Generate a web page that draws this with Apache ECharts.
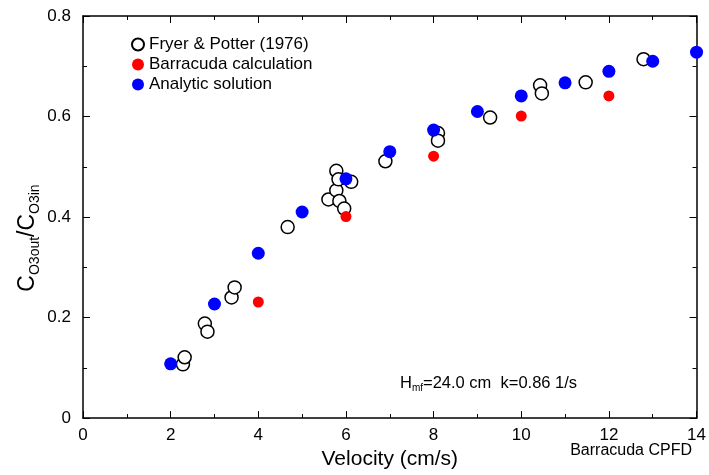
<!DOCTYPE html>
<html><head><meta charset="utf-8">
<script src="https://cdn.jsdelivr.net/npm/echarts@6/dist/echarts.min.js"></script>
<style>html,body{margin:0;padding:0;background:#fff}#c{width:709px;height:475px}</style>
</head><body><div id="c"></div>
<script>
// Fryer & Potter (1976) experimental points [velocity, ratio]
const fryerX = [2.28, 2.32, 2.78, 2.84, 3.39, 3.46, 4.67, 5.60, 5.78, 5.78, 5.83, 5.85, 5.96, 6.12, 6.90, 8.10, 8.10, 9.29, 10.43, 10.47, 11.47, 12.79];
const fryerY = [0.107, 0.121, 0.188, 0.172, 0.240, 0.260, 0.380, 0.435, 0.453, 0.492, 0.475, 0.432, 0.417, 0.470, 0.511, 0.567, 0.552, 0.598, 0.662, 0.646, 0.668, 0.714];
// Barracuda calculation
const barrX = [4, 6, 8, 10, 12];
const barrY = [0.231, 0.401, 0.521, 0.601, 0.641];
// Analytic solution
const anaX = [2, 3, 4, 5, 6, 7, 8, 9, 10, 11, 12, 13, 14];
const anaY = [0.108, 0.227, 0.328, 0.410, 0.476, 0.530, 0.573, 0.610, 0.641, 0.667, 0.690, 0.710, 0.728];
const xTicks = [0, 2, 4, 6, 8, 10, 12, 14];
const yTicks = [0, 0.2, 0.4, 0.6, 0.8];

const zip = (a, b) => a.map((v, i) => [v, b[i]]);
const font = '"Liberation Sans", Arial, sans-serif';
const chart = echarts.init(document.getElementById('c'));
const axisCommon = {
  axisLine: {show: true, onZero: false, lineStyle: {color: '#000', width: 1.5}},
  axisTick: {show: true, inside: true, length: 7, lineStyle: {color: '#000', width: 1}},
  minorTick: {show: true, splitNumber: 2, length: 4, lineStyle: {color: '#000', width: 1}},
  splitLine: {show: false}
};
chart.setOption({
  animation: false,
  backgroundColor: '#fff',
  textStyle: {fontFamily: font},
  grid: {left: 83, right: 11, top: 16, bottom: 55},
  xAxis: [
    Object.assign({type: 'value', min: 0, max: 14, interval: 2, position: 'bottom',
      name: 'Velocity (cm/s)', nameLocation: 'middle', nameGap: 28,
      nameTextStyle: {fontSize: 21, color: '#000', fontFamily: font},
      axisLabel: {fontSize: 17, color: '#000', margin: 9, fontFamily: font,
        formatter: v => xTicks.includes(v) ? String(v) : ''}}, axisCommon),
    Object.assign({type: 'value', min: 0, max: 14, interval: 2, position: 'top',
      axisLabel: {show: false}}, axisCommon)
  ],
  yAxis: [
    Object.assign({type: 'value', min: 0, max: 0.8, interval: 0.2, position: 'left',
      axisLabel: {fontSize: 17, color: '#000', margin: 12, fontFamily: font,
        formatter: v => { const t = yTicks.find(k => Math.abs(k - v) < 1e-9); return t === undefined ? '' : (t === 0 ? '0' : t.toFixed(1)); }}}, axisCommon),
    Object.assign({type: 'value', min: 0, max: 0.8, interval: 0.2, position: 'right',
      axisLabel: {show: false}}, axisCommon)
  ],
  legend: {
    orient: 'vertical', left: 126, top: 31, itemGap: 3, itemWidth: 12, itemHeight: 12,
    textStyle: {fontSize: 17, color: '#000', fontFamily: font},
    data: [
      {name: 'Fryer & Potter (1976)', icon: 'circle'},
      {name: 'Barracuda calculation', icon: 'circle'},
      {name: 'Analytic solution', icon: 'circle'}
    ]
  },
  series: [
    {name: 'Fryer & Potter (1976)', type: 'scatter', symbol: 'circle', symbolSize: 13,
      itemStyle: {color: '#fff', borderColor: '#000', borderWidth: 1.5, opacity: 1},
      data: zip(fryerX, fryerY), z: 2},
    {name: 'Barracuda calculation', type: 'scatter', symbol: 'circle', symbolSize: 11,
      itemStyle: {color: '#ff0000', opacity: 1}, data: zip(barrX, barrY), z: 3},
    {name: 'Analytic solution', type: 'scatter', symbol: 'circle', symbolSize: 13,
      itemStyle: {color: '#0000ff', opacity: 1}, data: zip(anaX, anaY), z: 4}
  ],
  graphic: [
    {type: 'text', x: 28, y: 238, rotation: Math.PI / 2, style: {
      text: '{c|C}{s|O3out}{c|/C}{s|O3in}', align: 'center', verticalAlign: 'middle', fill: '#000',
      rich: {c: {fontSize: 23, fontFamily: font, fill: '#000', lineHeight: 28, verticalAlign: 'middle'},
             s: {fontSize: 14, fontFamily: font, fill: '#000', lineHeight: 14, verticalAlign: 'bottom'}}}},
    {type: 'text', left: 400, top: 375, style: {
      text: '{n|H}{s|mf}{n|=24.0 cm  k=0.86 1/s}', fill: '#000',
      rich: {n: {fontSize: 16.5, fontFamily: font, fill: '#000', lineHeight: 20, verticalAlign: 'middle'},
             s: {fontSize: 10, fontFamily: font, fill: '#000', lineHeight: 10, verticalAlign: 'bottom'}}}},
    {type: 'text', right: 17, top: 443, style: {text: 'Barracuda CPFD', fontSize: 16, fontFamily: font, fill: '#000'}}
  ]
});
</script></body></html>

*****

**Objective**
Quote everything in the listing above exactly; pictures are the only thing to omit.

**Result of the task**
Generate a web page that draws this with Apache ECharts.
<!DOCTYPE html>
<html><head><meta charset="utf-8">
<script src="https://cdn.jsdelivr.net/npm/echarts@6/dist/echarts.min.js"></script>
<style>html,body{margin:0;padding:0;background:#fff}#c{width:709px;height:475px}</style>
</head><body><div id="c"></div>
<script>
// Fryer & Potter (1976) experimental points [velocity, ratio]
const fryerX = [2.28, 2.32, 2.78, 2.84, 3.39, 3.46, 4.67, 5.60, 5.78, 5.78, 5.83, 5.85, 5.96, 6.12, 6.90, 8.10, 8.10, 9.29, 10.43, 10.47, 11.47, 12.79];
const fryerY = [0.107, 0.121, 0.188, 0.172, 0.240, 0.260, 0.380, 0.435, 0.453, 0.492, 0.475, 0.432, 0.417, 0.470, 0.511, 0.567, 0.552, 0.598, 0.662, 0.646, 0.668, 0.714];
// Barracuda calculation
const barrX = [4, 6, 8, 10, 12];
const barrY = [0.231, 0.401, 0.521, 0.601, 0.641];
// Analytic solution
const anaX = [2, 3, 4, 5, 6, 7, 8, 9, 10, 11, 12, 13, 14];
const anaY = [0.108, 0.227, 0.328, 0.410, 0.476, 0.530, 0.573, 0.610, 0.641, 0.667, 0.690, 0.710, 0.728];
const xTicks = [0, 2, 4, 6, 8, 10, 12, 14];
const yTicks = [0, 0.2, 0.4, 0.6, 0.8];

const zip = (a, b) => a.map((v, i) => [v, b[i]]);
const font = '"Liberation Sans", Arial, sans-serif';
const chart = echarts.init(document.getElementById('c'));
const axisCommon = {
  axisLine: {show: true, onZero: false, lineStyle: {color: '#000', width: 1.5}},
  axisTick: {show: true, inside: true, length: 7, lineStyle: {color: '#000', width: 1}},
  minorTick: {show: true, splitNumber: 2, length: 4, lineStyle: {color: '#000', width: 1}},
  splitLine: {show: false}
};
chart.setOption({
  animation: false,
  backgroundColor: '#fff',
  textStyle: {fontFamily: font},
  grid: {left: 83, right: 11, top: 16, bottom: 55},
  xAxis: [
    Object.assign({type: 'value', min: 0, max: 14, interval: 2, position: 'bottom',
      name: 'Velocity (cm/s)', nameLocation: 'middle', nameGap: 28,
      nameTextStyle: {fontSize: 21, color: '#000', fontFamily: font},
      axisLabel: {fontSize: 17, color: '#000', margin: 9, fontFamily: font,
        formatter: v => xTicks.includes(v) ? String(v) : ''}}, axisCommon),
    Object.assign({type: 'value', min: 0, max: 14, interval: 2, position: 'top',
      axisLabel: {show: false}}, axisCommon)
  ],
  yAxis: [
    Object.assign({type: 'value', min: 0, max: 0.8, interval: 0.2, position: 'left',
      axisLabel: {fontSize: 17, color: '#000', margin: 12, fontFamily: font,
        formatter: v => { const t = yTicks.find(k => Math.abs(k - v) < 1e-9); return t === undefined ? '' : (t === 0 ? '0' : t.toFixed(1)); }}}, axisCommon),
    Object.assign({type: 'value', min: 0, max: 0.8, interval: 0.2, position: 'right',
      axisLabel: {show: false}}, axisCommon)
  ],
  legend: {
    orient: 'vertical', left: 126, top: 31, itemGap: 3, itemWidth: 12, itemHeight: 12,
    textStyle: {fontSize: 17, color: '#000', fontFamily: font},
    data: [
      {name: 'Fryer & Potter (1976)', icon: 'circle'},
      {name: 'Barracuda calculation', icon: 'circle'},
      {name: 'Analytic solution', icon: 'circle'}
    ]
  },
  series: [
    {name: 'Fryer & Potter (1976)', type: 'scatter', symbol: 'circle', symbolSize: 13,
      itemStyle: {color: '#fff', borderColor: '#000', borderWidth: 1.5, opacity: 1},
      data: zip(fryerX, fryerY), z: 2},
    {name: 'Barracuda calculation', type: 'scatter', symbol: 'circle', symbolSize: 11,
      itemStyle: {color: '#ff0000', opacity: 1}, data: zip(barrX, barrY), z: 3},
    {name: 'Analytic solution', type: 'scatter', symbol: 'circle', symbolSize: 13,
      itemStyle: {color: '#0000ff', opacity: 1}, data: zip(anaX, anaY), z: 4}
  ],
  graphic: [
    {type: 'text', x: 28, y: 238, rotation: Math.PI / 2, style: {
      text: '{c|C}{s|O3out}{c|/C}{s|O3in}', align: 'center', verticalAlign: 'middle', fill: '#000',
      rich: {c: {fontSize: 23, fontFamily: font, fill: '#000', lineHeight: 28, verticalAlign: 'middle'},
             s: {fontSize: 14, fontFamily: font, fill: '#000', lineHeight: 14, verticalAlign: 'bottom'}}}},
    {type: 'text', left: 400, top: 375, style: {
      text: '{n|H}{s|mf}{n|=24.0 cm  k=0.86 1/s}', fill: '#000',
      rich: {n: {fontSize: 16.5, fontFamily: font, fill: '#000', lineHeight: 20, verticalAlign: 'middle'},
             s: {fontSize: 10, fontFamily: font, fill: '#000', lineHeight: 10, verticalAlign: 'bottom'}}}},
    {type: 'text', right: 17, top: 443, style: {text: 'Barracuda CPFD', fontSize: 16, fontFamily: font, fill: '#000'}}
  ]
});
</script></body></html>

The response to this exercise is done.